Karakterimiz, Arthor Morgan isminde, küçük yaşlarda kendisi gibi kanun kaçağı olan babasının gözleri önünde öldürülmesiyle yetim kalmış ve daha sonra annesinin ölümüyle kimsesiz kalmış biri. Bu yetime küçük yaşlardan itibaren bahsi geçen çete bakmış. Dolayısı ile çete liderini ve büyüklerini babası ve ailesi gibi görüyor. Arthur, onu bir şekilde kaderin sürüklediği bu olaylar silsilesinde kendi içinde halen iyilik barındıran bir karakter. Bir gün çetesinde bulunan bir tefecinin borcunu tahsil etmek için verem olan bir çiftçiyi dövüyor. Yaptığı şeyin yasal olduğunu düşünerek vicdanını rahatlatmaya çalışsa da bunu yaptığı için kendine kızmadan edemiyor. Çifçi ölüyor ve ailesinin elindeki son parayı da çifçinin tefeciye olan borcu olarak alıyor. Ardından belli bir süre sonra kendisi de vereme yakalanıyor. İşte asıl can alıcı hikaye burada başlıyor.
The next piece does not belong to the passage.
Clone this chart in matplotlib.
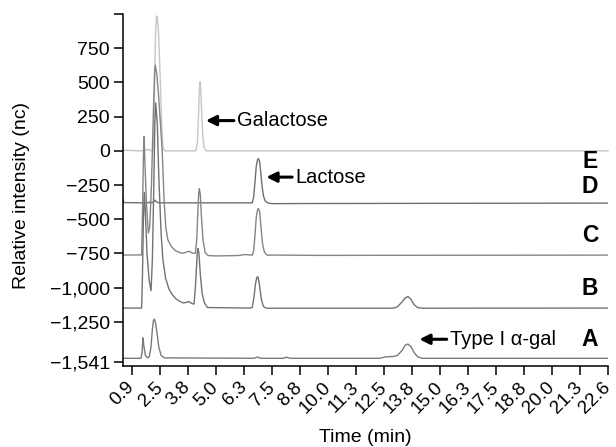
import matplotlib
matplotlib.use("Agg")
import matplotlib.pyplot as plt

plt.rcParams["font.family"] = ["Liberation Sans", "DejaVu Sans"]

# chromatogram traces: (time position, intensity)
t_E = [0.85, 0.88, 1.60, 1.78, 1.85, 1.92, 2.00, 2.08, 2.18, 2.22, 2.26, 2.30, 2.34, 2.38, 2.43, 2.48,
       2.53, 2.58, 2.63, 2.70, 4.10, 4.17, 4.22, 4.26, 4.29, 4.32, 4.36, 4.41, 4.47, 4.55, 22.5]
v_E = [30, 5, 0, 0, 12, 4, 12, 2, 0, 60, 450, 850, 985, 980, 880, 680,
       430, 180, 30, 0, 0, 60, 260, 450, 505, 450, 280, 110, 25, 0, 0]

t_D = [0.85, 0.88, 1.70, 2.00, 2.06, 2.12, 2.22, 2.27, 2.33, 2.45, 6.62, 6.68, 6.74, 6.80, 6.86,
       6.90, 6.95, 7.00, 7.06, 7.12, 7.20, 7.30, 7.50, 9.0, 22.5]
v_D = [-345, -378, -380, -380, -372, -380, -372, -360, -372, -380, -380, -340, -230, -110, -62,
       -58, -80, -160, -260, -330, -368, -380, -386, -385, -382]

t_C = [0.85, 1.68, 1.72, 1.76, 1.79, 1.83, 1.90, 1.98, 2.04, 2.12, 2.20, 2.26, 2.29, 2.36, 2.44,
       2.52, 2.60, 2.68, 2.76, 2.85, 3.02, 3.20, 3.40, 3.55, 3.70, 3.82, 3.95, 4.08, 4.14, 4.19,
       4.23, 4.26, 4.30, 4.35, 4.42, 4.52, 4.65, 5.0, 6.0, 6.3, 6.62, 6.68, 6.74, 6.80, 6.86,
       6.90, 6.95, 7.01, 7.08, 7.16, 7.28, 8.0, 9.5, 22.5]
v_C = [-761, -761, -450, -50, 104, -100, -400, -600, -560, -250, 250, 580, 626, 560, 400,
       200, 0, -350, -560, -650, -702, -730, -745, -748, -738, -735, -748, -748, -650, -450,
       -300, -277, -320, -480, -650, -745, -765, -768, -765, -758, -762, -735, -620, -480, -428,
       -422, -445, -560, -680, -740, -762, -762, -764, -762]

t_B = [0.85, 1.68, 1.72, 1.76, 1.80, 1.84, 1.92, 2.02, 2.10, 2.16, 2.22, 2.27, 2.31, 2.38, 2.45,
       2.55, 2.63, 2.75, 2.90, 3.04, 3.20, 3.39, 3.55, 3.70, 3.80, 3.92, 4.02, 4.08, 4.13, 4.17,
       4.20, 4.24, 4.30, 4.38, 4.48, 4.62, 6.50, 6.62, 6.70, 6.77, 6.83, 6.88, 6.95, 7.03, 7.12,
       7.25, 12.9, 13.1, 13.3, 13.45, 13.57, 13.7, 13.85, 14.0, 14.2, 22.5]
v_B = [-1149, -1149, -900, -500, -304, -420, -750, -950, -1022, -800, -300, 200, 350, 200, -200,
       -600, -794, -930, -1010, -1049, -1080, -1100, -1112, -1106, -1102, -1115, -1120, -1000, -850, -740,
       -714, -750, -900, -1040, -1110, -1145, -1149, -1144, -1065, -965, -922, -922, -990, -1090, -1138,
       -1150, -1150, -1140, -1105, -1075, -1065, -1085, -1125, -1145, -1150, -1149]

t_A = [0.85, 1.65, 1.70, 1.74, 1.78, 1.85, 1.95, 2.02, 2.10, 2.16, 2.21, 2.25, 2.30, 2.37, 2.45,
       2.55, 2.70, 6.70, 6.85, 7.00, 8.00, 8.15, 8.30, 12.3, 12.6, 12.9, 13.1, 13.3, 13.45, 13.57,
       13.7, 13.85, 14.0, 14.2, 22.5]
v_A = [-1516, -1516, -1475, -1366, -1425, -1495, -1513, -1505, -1435, -1305, -1240, -1230, -1255, -1335, -1435,
       -1495, -1513, -1516, -1507, -1516, -1516, -1508, -1516, -1516, -1505, -1503, -1495, -1460, -1420, -1412,
       -1430, -1475, -1505, -1516, -1516]

x_tick_labels = ["0.9", "2.5", "3.8", "5.0", "6.3", "7.5", "8.8", "10.0", "11.3", "12.5",
                 "13.8", "15.0", "16.3", "17.5", "18.8", "20.0", "21.3", "22.6"]
y_ticks = [1000, 750, 500, 250, 0, -250, -500, -750, -1000, -1250, -1541]
y_tick_labels = ["", "750", "500", "250", "0", "\u2212250", "\u2212500", "\u2212750",
                 "\u22121,000", "\u22121,250", "\u22121,541"]

trace_names = ["E", "D", "C", "B", "A"]
trace_label_y = [-80, -262, -620, -1005, -1376]

fig = plt.figure(figsize=(6.16, 4.47), dpi=100)
ax = fig.add_axes([0.1997, 0.181, 0.7873, 0.7877])

ax.plot(t_E, v_E, color="#c6c6c6", lw=1.0, clip_on=False)
ax.plot(t_D, v_D, color="#6f6f6f", lw=1.0)
ax.plot(t_C, v_C, color="#858585", lw=1.0)
ax.plot(t_B, v_B, color="#727272", lw=1.0)
ax.plot(t_A, v_A, color="#7a7a7a", lw=1.0)

for name, yy in zip(trace_names, trace_label_y):
    ax.text(21.7, yy, name, fontsize=16.5, fontweight="bold", ha="center", va="center")

# peak annotations
arrow = dict(arrowstyle="-|>", color="black", lw=2.2, mutation_scale=15, shrinkA=0, shrinkB=0)
ax.annotate("", xy=(4.55, 221), xytext=(5.80, 221), arrowprops=arrow)
ax.text(5.95, 221, "Galactose", fontsize=14.5, va="center", ha="left")
ax.annotate("", xy=(7.25, -192), xytext=(8.40, -192), arrowprops=arrow)
ax.text(8.55, -192, "Lactose", fontsize=14.5, va="center", ha="left")
ax.annotate("", xy=(14.08, -1377), xytext=(15.30, -1377), arrowprops=arrow)
ax.text(15.45, -1377, "Type I \u03b1-gal", fontsize=14.5, va="center", ha="left")

ax.set_xlim(0.85, 22.5)
ax.set_ylim(-1573, 1000)
ax.set_xticks([1.25 * (i + 1) for i in range(len(x_tick_labels))])
ax.set_xticklabels(x_tick_labels, rotation=45, ha="right", va="center",
                   rotation_mode="anchor", fontsize=13.5)
ax.set_yticks(y_ticks)
ax.set_yticklabels(y_tick_labels, fontsize=14)
ax.tick_params(direction="out", length=6.5, width=1.1, pad=3)
ax.tick_params(axis="x", pad=7)

for s in ["top", "right"]:
    ax.spines[s].set_visible(False)
for s in ["left", "bottom"]:
    ax.spines[s].set_linewidth(1.1)

ax.set_xlabel("Time (min)", fontsize=14)
ax.xaxis.set_label_coords(0.5, -0.18)
ax.set_ylabel("Relative intensity (nc)", fontsize=14)
ax.yaxis.set_label_coords(-0.192, 0.485)

fig.savefig("out.png", dpi=100)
Artık içindeki öfke ve nefret duruluyor. Yaptığı şeylerin ne kadar kötü olduğunu, yaşamının anlamsızlığını farkederek geri kalan az bir ömrünü hakkını aldığı insanlarla helalleşmeye çalışıp diğer insanlara sadece yardım etmeye harcıyor. Çetenin içerisinde olan çocuklu bir aileyi çeteden uzaklaştırmaya çalışıyor ve tüm bunlar için mücadele verirken ölüyor. Tabi ki karakterin iyi veya kötü olarak ölmesi tamamen oyuncunun seçimleriyle ilişkilendirilmiş. Bu sebeple karakter gerçek olmasada oynarken o karakteri yaşıyorsunuz. İşte bu sebeple, karakter öldüğünde veya gerçekleştirdiği eylemlerin sonuçlarını deneyimlerken ciddi bir duygusal sarsıntı yaşıyorsunuz. Tüm bunlar size, zihin dünyanızı sarsan deneyimler ve bazı anlamlar kazandırıyor.
Bu oyundan pek çok şey çıkardım. Anarşinin, adaletsizlikten nasıl doğup nesiller boyu devam edebileceğini, yaşanılan olaylar ne kadar kötü olursa olsun, iyi olan seçimlerin her zaman olduğunu, sadece seçimlerimizin bizi iyi veya kötü insan yaptığını, sonunda önemli olan şeyin iyi seçimler yapmış olmak olduğunu ve bunun gibi pek çok şeyi çıkardım diyebilirim. Bu yüzden oyunu oynamanızı şiddetle tavsiye ederim. Aslında konu olarak ucundan kıyısından Victor Hugo’nun sefiller kitabına benziyor.